Os Centros de Estudo de Línguas (CEL) foram implantados pela Secretaria de Educação do Estado de São Paulo para que estudantes a partir do sétimo ano do Ensino Fundamental até o último do Médio da rede pública pudessem ter acesso gratuito a aulas de línguas estrangeiras. Atualmente existem 266 centros em funcionamento em todo o estado, onde professores diplomados ensinam espanhol, inglês, italiano, francês, alemão e japonês.
Entretanto, ainda há uma série de problemas envolvendo esse programa governamental. Um deles é o fato de muitas turmas serem multisseriadas, ou seja, há alunos com níveis diferentes de conhecimento do idioma estudando juntos. Em sua tese de mestrado "Juntar ou separar? Reflexões sobre o contexto multisserial de ensino de Francês como Língua Estrangeira (FLE) nos Centros de Estudos de Línguas (CEL)", a pesquisadora Lilian Paula Martins Godoy, da Faculdade de Educação da Universidade de São Paulo (FEUSP), mergulhou à fundo nessa questão, focando no ensino de francês nesses centros.
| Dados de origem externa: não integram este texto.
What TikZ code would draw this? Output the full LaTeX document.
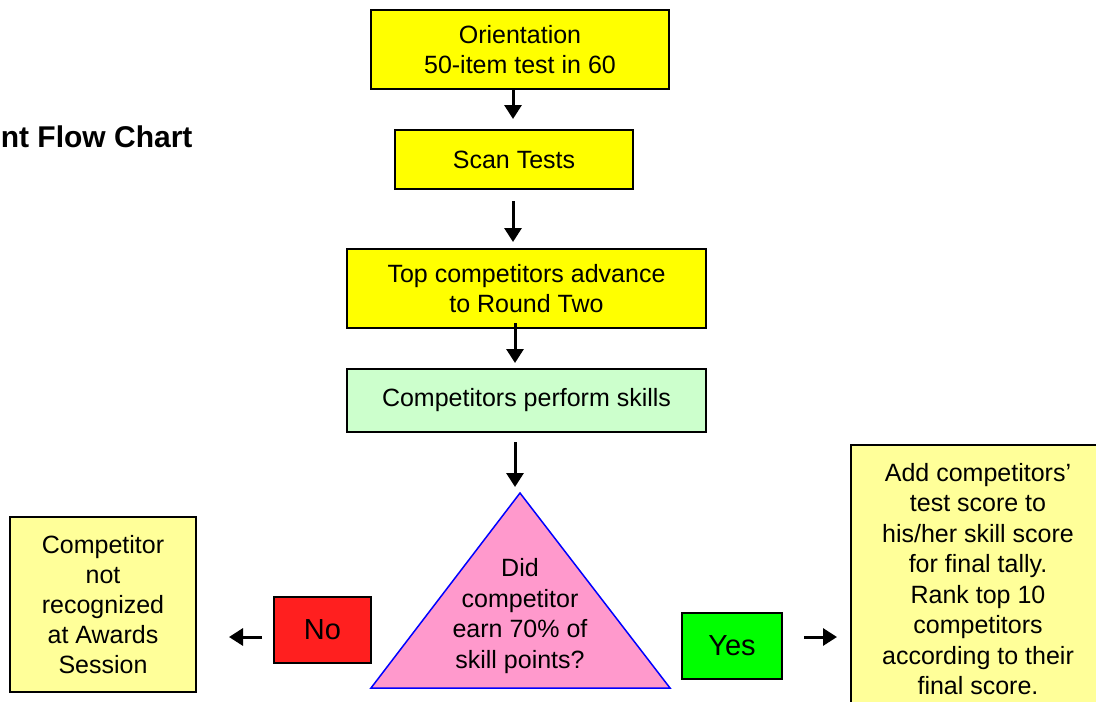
\documentclass[tikz,border=0pt]{standalone}
\usepackage{fontspec}
\setmainfont{Liberation Sans}
\usetikzlibrary{arrows.meta,calc}
\definecolor{yel}{HTML}{FFFF00}
\definecolor{paleyel}{HTML}{FFFF99}
\definecolor{mint}{HTML}{CCFFCC}
\definecolor{redbox}{HTML}{FF1F1F}
\definecolor{greenbox}{HTML}{00FF00}
\definecolor{pinktri}{HTML}{FF99CC}
\tikzset{
  box/.style={draw=black, line width=2pt, inner sep=0pt, align=center,
    font=\fontsize{25}{30}\selectfont},
  bigtxt/.style={box, font=\fontsize{29}{34}\selectfont},
  arr/.style={line width=3pt, -{Triangle[length=14pt,width=17pt]}},
}
\begin{document}
\begin{tikzpicture}[x=1pt,y=-1pt]
\useasboundingbox (0,0) rectangle (1096,702);
\clip (0,0) rectangle (1096,702);
\fill[white] (0,0) rectangle (1096,702);

\node[anchor=east, font=\fontsize{30}{32}\selectfont\bfseries] (title) at (196,137) {nt Flow Chart};

\node[box, fill=yel, minimum width=298pt, minimum height=79pt] (b1) at (520,49.5) {Orientation\\50-item test in 60};
\node[box, fill=yel, minimum width=238pt, minimum height=59pt] (b2) at (514,159.5) {Scan Tests};
\node[box, fill=yel, minimum width=359pt, minimum height=79pt] (b3) at (526.5,288.5) {Top competitors advance\\to Round Two};
\node[box, fill=mint, minimum width=359pt, minimum height=63pt] (b4) at (526.5,400.5) {Competitors perform skills};

\coordinate (apex) at (520,493);
\coordinate (bl) at (371,688);
\coordinate (br) at (670,688);
\filldraw[fill=pinktri, draw=blue, line width=1.5pt, line join=miter] (apex) -- (br) -- (bl) -- cycle;
\node[align=center, font=\fontsize{25}{30.5}\selectfont] (q) at (520,616) {Did\\competitor\\earn 70\% of\\skill points?};

\node[bigtxt, fill=redbox, minimum width=97pt, minimum height=66pt] (no) at (322.5,630) {No};
\node[bigtxt, fill=greenbox, minimum width=100pt, minimum height=66pt] (yes) at (732,646) {Yes};

\node[box, fill=paleyel, minimum width=186pt, minimum height=175pt] (lbox) at (103,604.5) {Competitor\\not\\recognized\\at Awards\\Session};
\node[box, fill=paleyel, minimum width=254pt, minimum height=268pt, font=\fontsize{25}{30.5}\selectfont] (rbox) at (978,579) {Add competitors’\\test score to\\his/her skill score\\for final tally.\\Rank top 10\\competitors\\according to their\\final score.};

\coordinate (xa) at (513,0);
\coordinate (xb) at (515,0);
\draw[arr, shorten >=10pt] (xa |- b1.south) -- (xa |- b2.north);
\draw[arr, shorten <=11pt, shorten >=6pt] (xa |- b2.south) -- (xa |- b3.north);
\draw[arr, shorten <=-6pt, shorten >=5pt] (xb |- b3.south) -- (xb |- b4.north);
\draw[arr, shorten <=9pt, shorten >=6pt] (xb |- b4.south) -- (xb |- apex);

\coordinate (ly) at (0,637);
\draw[arr, shorten <=11pt, shorten >=32pt] (no.west |- ly) -- (lbox.east |- ly);
\draw[arr, shorten <=21pt, shorten >=13pt] (yes.east |- ly) -- (rbox.west |- ly);
\end{tikzpicture}
\end{document}
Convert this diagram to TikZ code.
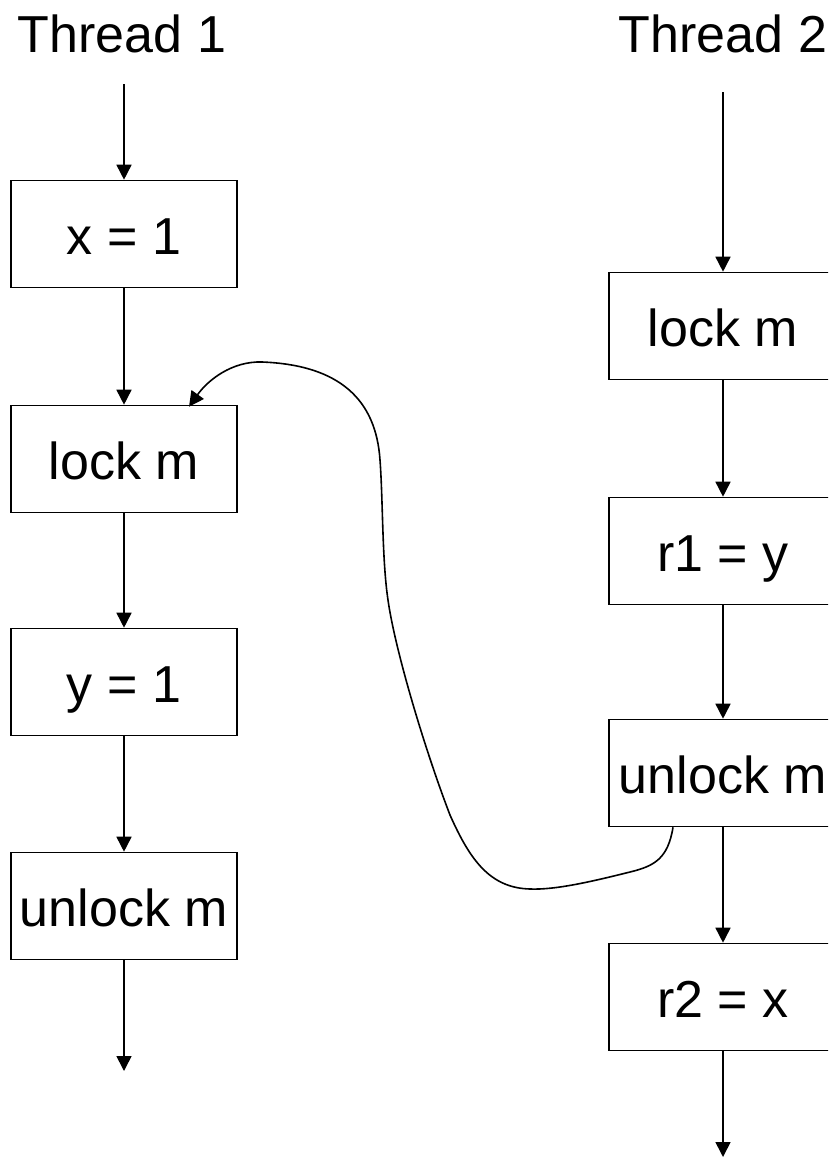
\documentclass[tikz,border=0pt]{standalone}
\usepackage{fontspec}
\setmainfont{Liberation Sans}
\usetikzlibrary{arrows.meta,calc}
\begin{document}
\begin{tikzpicture}[x=1pt,y=-1pt,
  every node/.style={font=\fontsize{52}{60}\selectfont},
  stepbox/.style={draw,line width=1.6pt,minimum width=226pt,minimum height=107pt,inner sep=0pt,text height=40pt,text depth=0pt},
  flow/.style={line width=1.6pt,-{Triangle[width=15pt,length=15pt]}},
  title/.style={anchor=base,inner sep=0pt}]
\useasboundingbox (0,0) rectangle (828,1159);
\clip (0,0) rectangle (828,1159);
\node[title] (t1) at (122,52) {Thread 1};
\node[title] (t2) at (723,52) {Thread 2};
% left column
\coordinate (ls) at (124,84);
\node[stepbox] (la) at (124,234) {x = 1};
\node[stepbox] (lb) at (124,459) {lock m};
\node[stepbox] (lc) at (124,682) {y = 1};
\node[stepbox] (ld) at (124,906) {unlock m};
\coordinate (le) at (124,1071);
% right column
\coordinate (rs) at (723,92);
\node[stepbox,minimum width=228pt] (ra) at (723,326) {lock m};
\node[stepbox,minimum width=228pt] (rb) at (723,551) {r1 = y};
\node[stepbox,minimum width=228pt] (rc) at (723,773) {unlock m};
\node[stepbox,minimum width=228pt] (rd) at (723,997) {r2 = x};
\coordinate (re) at (723,1157);
\draw[flow] (ls) -- (la);
\draw[flow] (la) -- (lb);
\draw[flow] (lb) -- (lc);
\draw[flow] (lc) -- (ld);
\draw[flow] (ld) -- (le);
\draw[flow] (rs) -- (ra);
\draw[flow] (ra) -- (rb);
\draw[flow] (rb) -- (rc);
\draw[flow] (rc) -- (rd);
\draw[flow] (rd) -- (re);
% cross arrow
\coordinate (cs) at ([xshift=-50pt]rc.south);
\coordinate (ce) at ([xshift=65pt,yshift=-2pt]lb.north);
\draw[line width=1.6pt,-{Triangle[width=15pt,length=15pt]}] (cs)
  .. controls (668,858) and (655,866) .. (630,872)
  .. controls (590,882) and (555,890) .. (530,889)
  .. controls (490,888) and (470,860) .. (450,815)
  .. controls (425,750) and (395,650) .. (388,600)
  .. controls (382,560) and (383,500) .. (380,460)
  .. controls (376,400) and (340,365) .. (262,362)
  .. controls (232,361) and (208,380) .. (ce);
\end{tikzpicture}
\end{document}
Surgimento de turmas multisseriadas
Através de um processo que envolveu pesquisa bibliográfica dos documentos oficiais dos CEL, pesquisas etnográficas e qualitativas, conversas com professores e da observação de algumas aulas, a pesquisadora pôde começar a entender porque essas turmas acabam sendo formadas e quais as consequências disso no aproveitamento dos alunos e professores.
Lilian afirma que a legislação que regulamenta o funcionamento dos CEL é a origem do ensino multisserial. “De acordo com ela, poderá ser autorizado o funcionamento de turmas com no mínimo 15 alunos, garantindo a conclusão para os matriculados. No entanto, nem sempre é possível garantir esse mínimo”. As salas se iniciam com uma média de 30 alunos. Porém, há uma enorme taxa de desistência no decorrer do curso, e para que o número mínimo de estudantes seja respeitado, turmas que misturam níveis diferentes de conhecimento são formadas. “Ressaltamos que isso já é bastante recorrente e faz parte do cotidiano dos CEL”, completa. Atualmente, mais de 20% dos CEL apresentam turmas multisseriadas há dez ou mais anos.
Entraves ao ensino
A pesquisadora entrou em contato, especificamente, com as turmas de francês. Principalmente por conta das conversas com os professores e da observação de algumas aulas, ela chegou a conclusão de que o maior problema desse tipo de ensino é a falta de orientação metodológica. Os docentes não são treinados para ensinarem turmas multisseriadas, já que elas não são oficialmente reconhecidas pela regulamentação dos centros.
Os professores se tornam inteiramente responsáveis pela forma que dão suas aulas e buscam diversificar suas estratégias de ensino ao máximo para garantir o aprendizado de todos os alunos. De acordo com Lilian, 87,5% dos docentes dizem trabalhar com o grupo como um todo, passando sempre os mesmos conteúdos ao mesmo tempo a todos. Os outros 12,5% afirmaram que separam a turma em função dos níveis apresentados e passam atividades diferentes de acordo com essa divisão.
Não se pode dizer qual das duas formas é a mais efetiva já que, na prática, os professores não ministram suas aulas de acordo com a estratégia que afirmaram seguir nas conversas com a pesquisadora. De qualquer forma, não importando as medidas tomadas, nem aluno nem professor alcançam a eficácia que atingiriam se as turmas não fossem mistas.
Como possível solução, a pesquisadora acredita que a adequação metodológica ao contexto atual possibilitaria o desenvolvimento de atividades, uma maior interação com o grupo e um ambiente de sala de aula colaborativo. Também incentivaria o docente a pensar em diferentes estratégias de ensino adequada à turma, mesmo que multisseriada.